■ **Exercise**: Reproduce the listing below without changes, except that pictures are left out.

■ **Available data**:
+++++

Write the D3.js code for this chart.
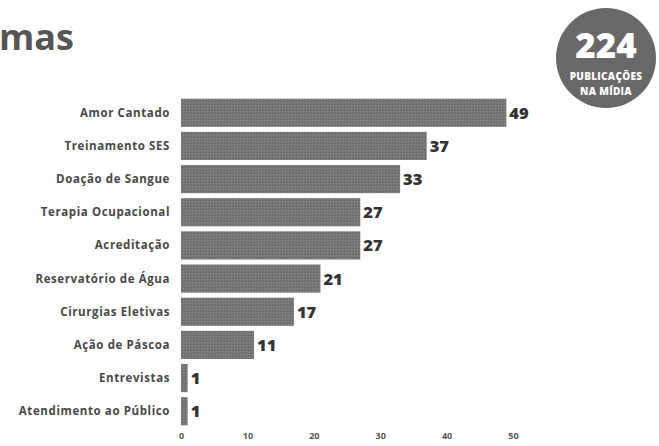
<!DOCTYPE html>
<html><head><meta charset="utf-8">
<script src="https://cdn.jsdelivr.net/npm/d3@7"></script>
<style>
html,body{margin:0;padding:0;background:#fff;}
svg{display:block;font-family:"Open Sans",sans-serif;}
</style></head>
<body>
<svg id="chart" width="659" height="446"></svg>
<script>
const categories = ["Amor Cantado","Treinamento SES","Doação de Sangue","Terapia Ocupacional","Acreditação","Reservatório de Água","Cirurgias Eletivas","Ação de Páscoa","Entrevistas","Atendimento ao Público"];
const values = [49,37,33,27,27,21,17,11,1,1];
const tickValues = [0,10,20,30,40,50];
const titleText = "mas";
const totalValue = "224";
const totalLabel = ["PUBLICAÇÕES","NA MÍDIA"];

const svg = d3.select("#chart");
const x = d3.scaleLinear().domain([0,50]).range([181,513]);
const y = d3.scaleBand().domain(categories).range([97,427]).paddingInner(0.15).paddingOuter(0.05);

const defs = svg.append("defs");
const pat = defs.append("pattern").attr("id","dots").attr("width",3).attr("height",3).attr("patternUnits","userSpaceOnUse");
pat.append("rect").attr("width",3).attr("height",3).attr("fill","#767676");
pat.append("rect").attr("width",1).attr("height",1).attr("fill","#8c8c8c");
pat.append("rect").attr("x",2).attr("y",2).attr("width",1).attr("height",1).attr("fill","#666");

svg.append("text").attr("x",-1).attr("y",50).attr("font-size",36).attr("font-weight",700)
  .attr("fill","#555").text(titleText);

svg.append("g").selectAll("rect").data(values).join("rect")
  .attr("x",x(0)).attr("y",(d,i)=>y(categories[i]))
  .attr("width",d=>x(d)-x(0)).attr("height",y.bandwidth())
  .attr("fill","url(#dots)");

svg.append("g").selectAll("text").data(values).join("text")
  .attr("x",d=>x(d)+3).attr("y",(d,i)=>y(categories[i])+y.bandwidth()/2)
  .attr("dy","0.36em").attr("font-size",16.5).attr("font-weight",800).attr("fill","#333")
  .text(d=>d);

svg.append("g").selectAll("text").data(categories).join("text")
  .attr("x",170).attr("y",d=>y(d)+y.bandwidth()/2).attr("dy","0.35em")
  .attr("text-anchor","end").attr("font-size",11.5).attr("font-weight",700).attr("fill","#484848")
  .attr("letter-spacing",0.6)
  .text(d=>d);

const ax = svg.append("g").attr("transform","translate(0,430)")
  .call(d3.axisBottom(x).tickValues(tickValues).tickSize(0).tickPadding(3));
ax.select(".domain").remove();
ax.selectAll("text").attr("font-size",9).attr("font-weight",700).attr("fill","#555").attr("font-family","Open Sans");

const badge = svg.append("g").attr("transform","translate(606,58)");
badge.append("circle").attr("r",50).attr("fill","#686868");
badge.append("text").attr("y",0).attr("text-anchor","middle").attr("font-size",35).attr("font-weight",800).attr("fill","#fff").text(totalValue);
badge.append("text").attr("y",22).attr("text-anchor","middle").attr("font-size",10).attr("font-weight",800).attr("fill","#fff").attr("letter-spacing",0.3).text(totalLabel[0]);
badge.append("text").attr("y",37).attr("text-anchor","middle").attr("font-size",10).attr("font-weight",800).attr("fill","#fff").attr("letter-spacing",0.3).text(totalLabel[1]);
</script>
</body></html>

+++++

■ **Completed task**:
Write the D3.js code for this chart.
<!DOCTYPE html>
<html><head><meta charset="utf-8">
<script src="https://cdn.jsdelivr.net/npm/d3@7"></script>
<style>
html,body{margin:0;padding:0;background:#fff;}
svg{display:block;font-family:"Open Sans",sans-serif;}
</style></head>
<body>
<svg id="chart" width="659" height="446"></svg>
<script>
const categories = ["Amor Cantado","Treinamento SES","Doação de Sangue","Terapia Ocupacional","Acreditação","Reservatório de Água","Cirurgias Eletivas","Ação de Páscoa","Entrevistas","Atendimento ao Público"];
const values = [49,37,33,27,27,21,17,11,1,1];
const tickValues = [0,10,20,30,40,50];
const titleText = "mas";
const totalValue = "224";
const totalLabel = ["PUBLICAÇÕES","NA MÍDIA"];

const svg = d3.select("#chart");
const x = d3.scaleLinear().domain([0,50]).range([181,513]);
const y = d3.scaleBand().domain(categories).range([97,427]).paddingInner(0.15).paddingOuter(0.05);

const defs = svg.append("defs");
const pat = defs.append("pattern").attr("id","dots").attr("width",3).attr("height",3).attr("patternUnits","userSpaceOnUse");
pat.append("rect").attr("width",3).attr("height",3).attr("fill","#767676");
pat.append("rect").attr("width",1).attr("height",1).attr("fill","#8c8c8c");
pat.append("rect").attr("x",2).attr("y",2).attr("width",1).attr("height",1).attr("fill","#666");

svg.append("text").attr("x",-1).attr("y",50).attr("font-size",36).attr("font-weight",700)
  .attr("fill","#555").text(titleText);

svg.append("g").selectAll("rect").data(values).join("rect")
  .attr("x",x(0)).attr("y",(d,i)=>y(categories[i]))
  .attr("width",d=>x(d)-x(0)).attr("height",y.bandwidth())
  .attr("fill","url(#dots)");

svg.append("g").selectAll("text").data(values).join("text")
  .attr("x",d=>x(d)+3).attr("y",(d,i)=>y(categories[i])+y.bandwidth()/2)
  .attr("dy","0.36em").attr("font-size",16.5).attr("font-weight",800).attr("fill","#333")
  .text(d=>d);

svg.append("g").selectAll("text").data(categories).join("text")
  .attr("x",170).attr("y",d=>y(d)+y.bandwidth()/2).attr("dy","0.35em")
  .attr("text-anchor","end").attr("font-size",11.5).attr("font-weight",700).attr("fill","#484848")
  .attr("letter-spacing",0.6)
  .text(d=>d);

const ax = svg.append("g").attr("transform","translate(0,430)")
  .call(d3.axisBottom(x).tickValues(tickValues).tickSize(0).tickPadding(3));
ax.select(".domain").remove();
ax.selectAll("text").attr("font-size",9).attr("font-weight",700).attr("fill","#555").attr("font-family","Open Sans");

const badge = svg.append("g").attr("transform","translate(606,58)");
badge.append("circle").attr("r",50).attr("fill","#686868");
badge.append("text").attr("y",0).attr("text-anchor","middle").attr("font-size",35).attr("font-weight",800).attr("fill","#fff").text(totalValue);
badge.append("text").attr("y",22).attr("text-anchor","middle").attr("font-size",10).attr("font-weight",800).attr("fill","#fff").attr("letter-spacing",0.3).text(totalLabel[0]);
badge.append("text").attr("y",37).attr("text-anchor","middle").attr("font-size",10).attr("font-weight",800).attr("fill","#fff").attr("letter-spacing",0.3).text(totalLabel[1]);
</script>
</body></html>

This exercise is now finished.